Per arginare i costi temuti che favoriscono il silenzio, bisogna evitare almeno nei casi meno gravi ricorsi troppo immediati al giudice e alle misure detentive. Quello che vale nelle relazioni conflittuali internazionali, può valere anche nelle relazioni conflittuali di genere. Funziona meglio l’escalation piuttosto che la deterrenza dell’arma estrema.
Occorre che le donne vittime di abusi sappiano che la normativa italiana prevede già la possibilità di chiedere aiuto senza pagare e far pagare subito costi troppo alti. Non infligge immediatamente ai colpevoli punizioni che le stesse vittime possono considerare troppo pesanti e con effetto boomerang.
La legge anti stalking è uno strumento flessibile. Quando le donne si rivolgono alle forze di polizia, invece di sporgere immediatamente querela, e con ciò attivare un procedimento penale, possono fare una richiesta di ammonimento. E il questore può cercare di dissuadere il responsabile attraverso questo strumento. Il questore può anche aprire un’istruttoria, convocare il colpevole e la vittima per approfondire la questione. In molti casi l’ammonimento ha dimostrato di funzionare. E, comunque, a fronte di recidiva o di comportamenti gravi, non occorre neppure la querela, scatta la denuncia di ufficio e si apre il procedimento penale.
Si potrebbe riflettere sulla possibilità di affinare ulteriormente le armi leggere di dissuasione, modulando ancora di più l’escalation: ad esempio, colpendo in misura crescente il capitale di onorabilità e di stima dei colpevoli.

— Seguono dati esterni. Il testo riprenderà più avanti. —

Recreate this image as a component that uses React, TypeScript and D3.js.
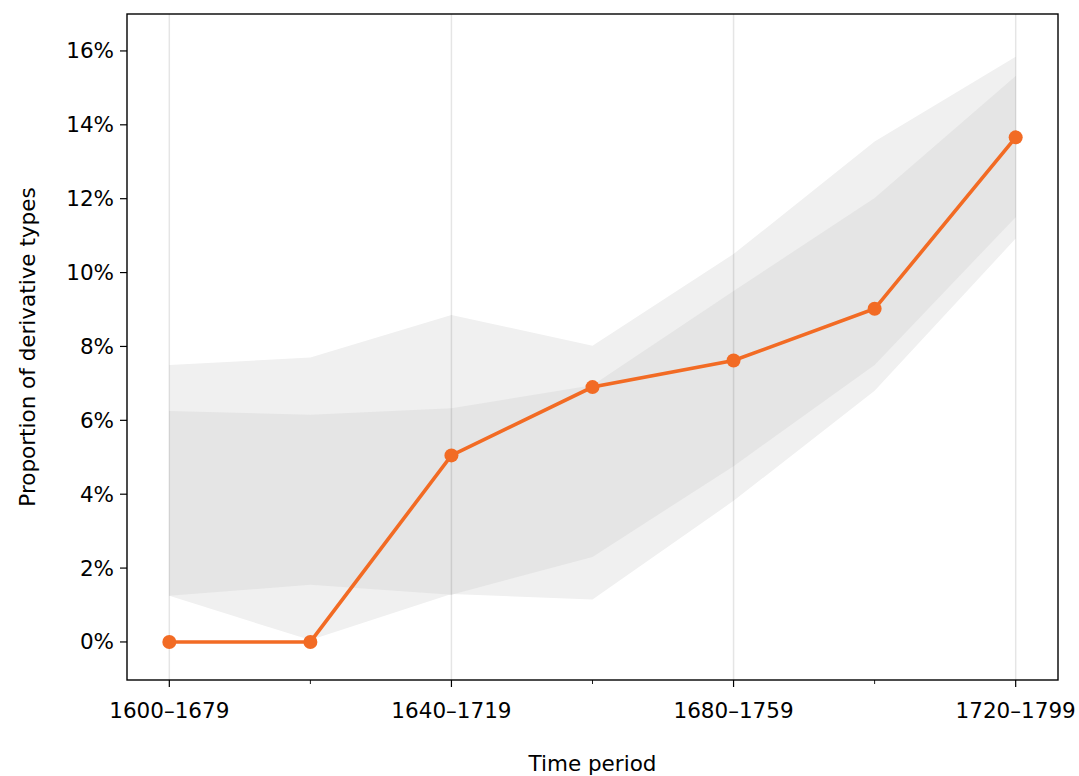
import React from "react";
import * as d3 from "d3";

const periods = ["1600–1679", "1620–1699", "1640–1719", "1660–1739", "1680–1759", "1700–1779", "1720–1799"];
const proportion = [0.0, 0.0, 5.05, 6.9, 7.62, 9.02, 13.66];
const outerLower = [1.25, 0.05, 1.3, 1.15, 3.82, 6.8, 10.92];
const outerUpper = [7.5, 7.7, 8.85, 8.02, 10.5, 13.55, 15.84];
const innerLower = [1.25, 1.55, 1.28, 2.3, 4.76, 7.5, 11.5];
const innerUpper = [6.25, 6.15, 6.33, 6.95, 9.5, 12.02, 15.32];
const yTicks = [0, 2, 4, 6, 8, 10, 12, 14, 16];
const labelledPeriods = [0, 2, 4, 6];

const W = 1079;
const H = 776;
const M = { left: 127, right: 1058, top: 14, bottom: 680 };
const FONT = "DejaVu Sans, sans-serif";
const FS = 21.5;

export default function App() {
  const idx = d3.range(periods.length);
  const x = d3.scaleLinear().domain([-0.3, 6.3]).range([M.left, M.right]);
  const y = d3.scaleLinear().domain([-1.03, 17.0]).range([M.bottom, M.top]);

  const band = (lo: number[], hi: number[]) =>
    d3
      .area<number>()
      .x((i) => x(i))
      .y0((i) => y(lo[i]))
      .y1((i) => y(hi[i]))(idx) as string;

  const line = d3
    .line<number>()
    .x((i) => x(i))
    .y((i) => y(proportion[i]))(idx) as string;

  return (
    <svg width={W} height={H} style={{ display: "block", position: "absolute", left: 0, top: 0 }} fontFamily={FONT}>
      <rect width={W} height={H} fill="#fff" />
      <path d={band(outerLower, outerUpper)} fill="#f0f0f0" />
      <path d={band(innerLower, innerUpper)} fill="#e5e5e5" />
      {labelledPeriods.map((i) => (
        <line key={i} x1={x(i)} x2={x(i)} y1={M.top} y2={M.bottom} stroke="#000" strokeOpacity={0.1} strokeWidth={1.5} />
      ))}
      <path d={line} fill="none" stroke="#f26b24" strokeWidth={3.6} />
      {idx.map((i) => (
        <circle key={i} cx={x(i)} cy={y(proportion[i])} r={7} fill="#f26b24" />
      ))}
      <rect x={M.left} y={M.top} width={M.right - M.left} height={M.bottom - M.top} fill="none" stroke="#000" strokeWidth={1.4} />
      {yTicks.map((t) => (
        <g key={t}>
          <line x1={M.left - 7} x2={M.left} y1={y(t)} y2={y(t)} stroke="#000" strokeWidth={1.2} />
          <text x={M.left - 13} y={y(t)} dy="0.35em" textAnchor="end" fontSize={FS} fill="#000">
            {t}%
          </text>
        </g>
      ))}
      {idx.map((i) => {
        const major = labelledPeriods.includes(i);
        return (
          <g key={i}>
            <line x1={x(i)} x2={x(i)} y1={M.bottom} y2={M.bottom + (major ? 7 : 4)} stroke="#000" strokeWidth={major ? 1.2 : 0.9} />
            {major && (
              <text x={x(i)} y={M.bottom + 38} textAnchor="middle" fontSize={FS} fill="#000">
                {periods[i]}
              </text>
            )}
          </g>
        );
      })}
      <text x={(M.left + M.right) / 2} y={771} textAnchor="middle" fontSize={FS} fill="#000">
        Time period
      </text>
      <text transform={`translate(35, ${(M.top + M.bottom) / 2}) rotate(-90)`} textAnchor="middle" fontSize={FS} fill="#000">
        Proportion of derivative types
      </text>
    </svg>
  );
}
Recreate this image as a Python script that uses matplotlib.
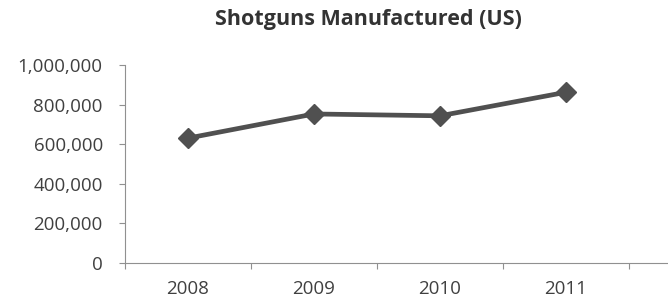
import matplotlib.pyplot as plt
from matplotlib.ticker import FuncFormatter

# Data.

years = ["2008", "2009", "2010", "2011"]
shotguns = [630710, 752699, 743378, 862401]

# Plot.

plt.rcParams['font.family'] = ['Open Sans', 'DejaVu Sans']

fig = plt.figure(figsize=(6.68, 3.03), dpi=100)
axes = fig.add_axes([125. / 668., 40. / 303., 543. / 668., 198. / 303.])

x = list(range(len(years)))
axes.plot(x, shotguns, color='#505050', linewidth=3.4, marker='D',
          markersize=10, markerfacecolor='#505050', markeredgecolor='#505050',
          clip_on=False, zorder=3)

# Axis ranges and ticks.

axes.set_ylim(0., 1000000.)
axes.set_xlim(-0.5, -0.5 + 543. / 126.)
axes.set_yticks([0, 200000, 400000, 600000, 800000, 1000000])
axes.yaxis.set_major_formatter(FuncFormatter(lambda v, p: "{0:,.0f}".format(v)))

axes.set_xticks([i - 0.5 for i in range(len(years) + 1)])
axes.set_xticklabels([])
axes.set_xticks(x, minor=True)
axes.set_xticklabels(years, minor=True)
axes.tick_params(axis='x', which='minor', length=0, pad=12,
                 labelsize=13.5, labelcolor='#404040')
axes.tick_params(axis='x', which='major', length=4, width=0.8,
                 color='#909090', direction='out')
axes.tick_params(axis='y', length=4, width=0.8, color='#909090',
                 labelsize=13.5, labelcolor='#404040', pad=12)

for side in ['top', 'right']:
    axes.spines[side].set_visible(False)
for side in ['left', 'bottom']:
    axes.spines[side].set_color('#909090')
    axes.spines[side].set_linewidth(0.8)

fig.text(368. / 668., 1. - 20. / 303., "Shotguns Manufactured (US)",
         ha='center', va='center', fontsize=15.5, fontweight='bold',
         color='#333333')

plt.savefig(r"out.png", dpi=100)
plt.close()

Se il questore rafforzasse le misure di sorveglianza, questo servirebbe non solo a tutelare materialmente la vittima, ma anche a estendere la conoscenza dei misfatti. I vicini potrebbero interrogarsi sul perché una macchina della polizia si trova di fronte a quel portone. La stessa estensione della conoscenza potrebbe essere attuata attraverso un allargamento delle testimonianze nel corso dell’istruttoria. La possibilità di modulare il numero e il tipo di persone coinvolte offrirebbe al Questore uno strumento dissuasivo di potenza variabile ed eventualmente crescente. Ma la minaccia o l’attuazione di un danno di immagine è efficace solo a tre condizioni. La prima è che le vittime la mettano in moto: che si rivolgano al numero verde o alle forze dell’ordine, che accettino almeno questa modica sanzione per il colpevole. La seconda si collega alla prima: le donne abusate non devono vergognarsi di essere vittime. Purtroppo spesso capita. La vergogna dovrebbe essere monopolio assoluto dei colpevoli. La terza è forse la condizione chiave e si collega alla seconda: comportamenti come lo stalking e la violenza domestica dovrebbero essere considerati vergognosi persino a giudizio degli stessi autori, o almeno agli occhi della stragrande maggioranza dell’universo maschile. Ma lo sono?